1️⃣ Big Picture: Where Do Transformers Fit in an LLM?
The full LLM pipeline looks like this:
Input Text
↓
Tokenizer
↓
Embedding + Positional Encoding
↓
🔥 Transformer Blocks (Core Brain)
↓
Softmax (Probability)
↓
Next Token
👉 The Transformer is the brain of the LLM
👉 All context understanding and relationship modeling happens here
2️⃣ What Happens First When Input Enters the Model?
Example Input
"Today the server is down"
🔹 Step 1: Tokenization
["Today", "the", "server", "is", "down"]
LLMs don’t process words—they process tokens.
🔹 Step 2: Embedding
Each token is converted into a numerical vector:
"server" → [0.32, -1.10, 0.87, ...]
This is a mathematical representation of meaning.
🔹 Step 3: Positional Encoding (Very Important)
Transformers do not understand word order by default.
So position information is added to embeddings.
Example:
Today the server is down
The server is down today
Without positional encoding, these would look identical ❌
3️⃣ What’s Inside a Transformer Block?
A single Transformer block has two main components:
[ Multi-Head Self-Attention ]
↓
[ Feed Forward Neural Network ]
LLMs contain many such blocks:
- Small models → 12–24 blocks
- Large models → 48–96+ blocks
Each block refines the representation further.
4️⃣ Self-Attention: The Core Power of Transformers 🧠
Self-attention means:
To understand one token, the model determines which other tokens are relevant.
Example
Rahim fixed the server because he understands debugging.
The token “he” attends to “Rahim”.
This is how Transformers learn context and relationships.
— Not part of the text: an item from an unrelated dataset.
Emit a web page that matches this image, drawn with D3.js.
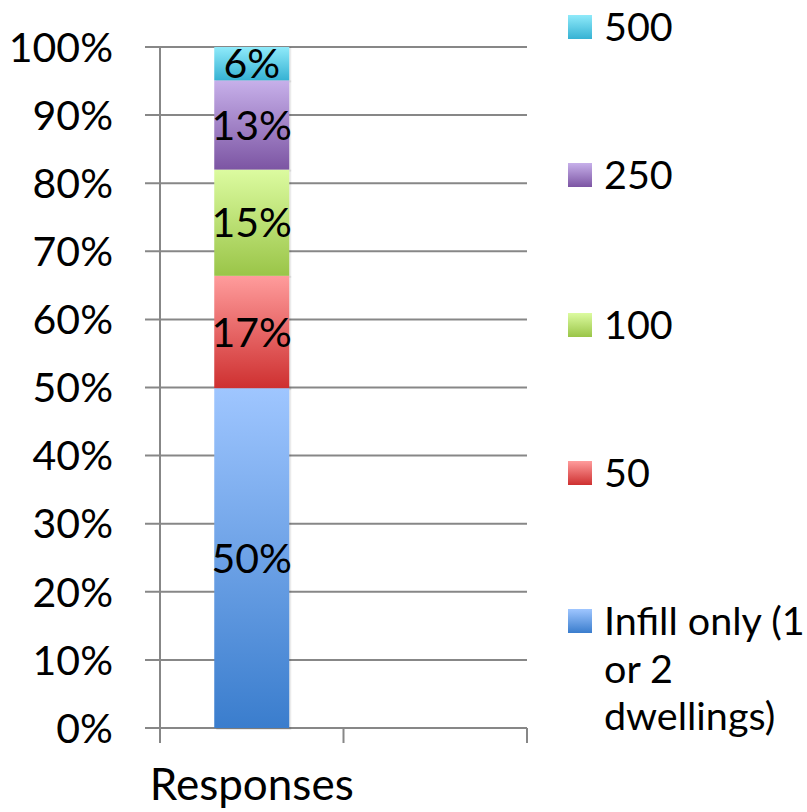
<!DOCTYPE html>
<html><head><meta charset="utf-8">
<script src="https://cdn.jsdelivr.net/npm/d3@7"></script>
<style>body{margin:0;background:#fff}svg{display:block}text{font-family:Lato,"Open Sans",sans-serif;fill:#000}</style>
</head><body><svg id="c" width="807" height="812"></svg>
<script>
const categories = ["Responses", ""];
const seriesNames = ["Infill only (1 or 2 dwellings)", "50", "100", "250", "500"];
const seriesValues = [49.9, 16.5, 15.6, 13.1, 4.9];
const seriesLabels = ["50%", "17%", "15%", "13%", "6%"];
const yTicks = [0,10,20,30,40,50,60,70,80,90,100];
const colorTop = ["#9fc6ff","#ff9c9c","#dcfba0","#c7b0ea","#8feafa"];
const colorBot = ["#3a7dcd","#ce3030","#9ac548","#7c55a3","#36b2d3"];

const svg = d3.select("#c");
const y = d3.scaleLinear().domain([0,100]).range([728,47]);
const x = d3.scaleBand().domain(categories).range([160,527]).paddingInner(0).paddingOuter(0);

const defs = svg.append("defs");
seriesNames.forEach((s,i)=>{
  const g = defs.append("linearGradient").attr("id","g"+i).attr("x1",0).attr("y1",0).attr("x2",0).attr("y2",1);
  g.append("stop").attr("offset","0%").attr("stop-color",colorTop[i]);
  g.append("stop").attr("offset","100%").attr("stop-color",colorBot[i]);
});

// gridlines
svg.append("g").selectAll("line").data(yTicks).join("line")
  .attr("x1",145).attr("x2",527).attr("y1",d=>y(d)).attr("y2",d=>y(d))
  .attr("stroke","#878787").attr("stroke-width",2);
// y axis line
svg.append("line").attr("x1",160).attr("x2",160).attr("y1",y(100)).attr("y2",743).attr("stroke","#878787").attr("stroke-width",2);
// x ticks
const xt = [x.range()[0], x.range()[0]+x.bandwidth(), x.range()[1]];
svg.append("g").selectAll("line").data(xt).join("line")
  .attr("x1",d=>d).attr("x2",d=>d).attr("y1",y(0)).attr("y2",743).attr("stroke","#878787").attr("stroke-width",2);

// y labels
svg.append("g").selectAll("text").data(yTicks).join("text")
  .attr("x",113).attr("y",d=>y(d)).attr("dy","0.36em").attr("text-anchor","end")
  .attr("font-size",41).text(d=>d+"%");

// stacked bar
let cum = 0;
const segs = seriesValues.map((v,i)=>{const s={i,y0:cum,y1:cum+v}; cum+=v; return s;});
const bw = 75;
const bx = x("Responses") + x.bandwidth()/2 - bw/2;
svg.append("g").selectAll("rect.sh").data(segs).join("rect")
  .attr("x",bx+2).attr("y",d=>y(d.y1)).attr("width",bw).attr("height",d=>y(d.y0)-y(d.y1)+2)
  .attr("fill","#000").attr("opacity",0.08);
svg.append("g").selectAll("rect.b").data(segs).join("rect")
  .attr("x",bx).attr("y",d=>y(d.y1)).attr("width",bw).attr("height",d=>y(d.y0)-y(d.y1))
  .attr("fill",d=>`url(#g${d.i})`);
svg.append("g").selectAll("text").data(segs).join("text")
  .attr("x",bx+bw/2).attr("y",d=>y((d.y0+d.y1)/2)).attr("dy","0.36em").attr("text-anchor","middle")
  .attr("font-size",41).text(d=>seriesLabels[d.i]);

// x label
svg.append("text").attr("x",x("Responses")+x.bandwidth()/2).attr("y",800).attr("text-anchor","middle")
  .attr("font-size",44).text(categories[0]);

// legend
const legY = [621,473,325,175,27];
const lg = svg.append("g");
seriesNames.forEach((s,i)=>{
  lg.append("rect").attr("x",568).attr("y",legY[i]-12).attr("width",24).attr("height",24).attr("fill",`url(#g${i})`);
});
const legLines = [["Infill only (1","or 2","dwellings)"],["50"],["100"],["250"],["500"]];
legLines.forEach((lines,i)=>{
  const t = lg.append("text").attr("x",604).attr("y",legY[i]).attr("dy","0.36em").attr("font-size",39.5);
  lines.forEach((l,j)=>t.append("tspan").attr("x",604).attr("dy",j===0?"0.36em":"1.2em").text(l));
});
</script></body></html>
5️⃣ How Attention Works Internally (Q, K, V)
Each token is transformed into three vectors:
- Query (Q): What am I looking for?
- Key (K): What information do I contain?
- Value (V): What content should be passed forward?
The core calculation:
Attention Score = Q · K
Tokens with higher scores contribute more strongly.
Final output:
Output = weighted sum of V
6️⃣ Why Multi-Head Attention?
One attention mechanism isn’t enough.
Different heads focus on different aspects:
- Subject relationships
- Time / tense
- Cause–effect
- Intent
Multi-head attention = multiple perspectives
This makes Transformers extremely powerful.
7️⃣ Masked Self-Attention (Critical for GPT Models)
GPT-style models cannot see future tokens.
Example:
Today the server ___
The token “Today” cannot attend to future tokens.
👉 This is enforced using masked self-attention
👉 The model only looks at past tokens
That’s why LLMs generate text step by step.
8️⃣ Feed Forward Network: Pattern Builder
Attention finds relationships.
The feed forward network:
- Learns abstractions
- Builds patterns
- Extracts deeper meaning
Structure:
Linear → Activation → Linear
But at massive scale.
9️⃣ Residual Connections & Layer Normalization
Deep Transformers can become unstable.
To fix this:
- Residual connections preserve information
- Layer normalization stabilizes training
Without these, modern LLMs wouldn’t work.
🔟 What Happens After Multiple Transformer Blocks?
After passing through many blocks, tokens become:
- More context-aware
- More meaningful
- More informed
At the final layer:
"server" understands the full sentence context
1️⃣1️⃣ How Is the Next Token Chosen?
Final output flows through:
Linear Layer
↓
Softmax
Softmax produces probabilities:
down → 55%
slow → 30%
offline → 10%
The selected token becomes the next output, and the process repeats 🔁
1️⃣2️⃣ One-Line Summary
Transformers process all tokens together,
use attention to understand relationships,
and leverage that context to predict the next token.
1️⃣3️⃣ Why Were Transformers Necessary for LLMs?
Because Transformers provide:
✅ Long-range context understanding
✅ Parallel computation
✅ Strong attention-based modeling
✅ Massive scalability
No previous architecture offered all of these together.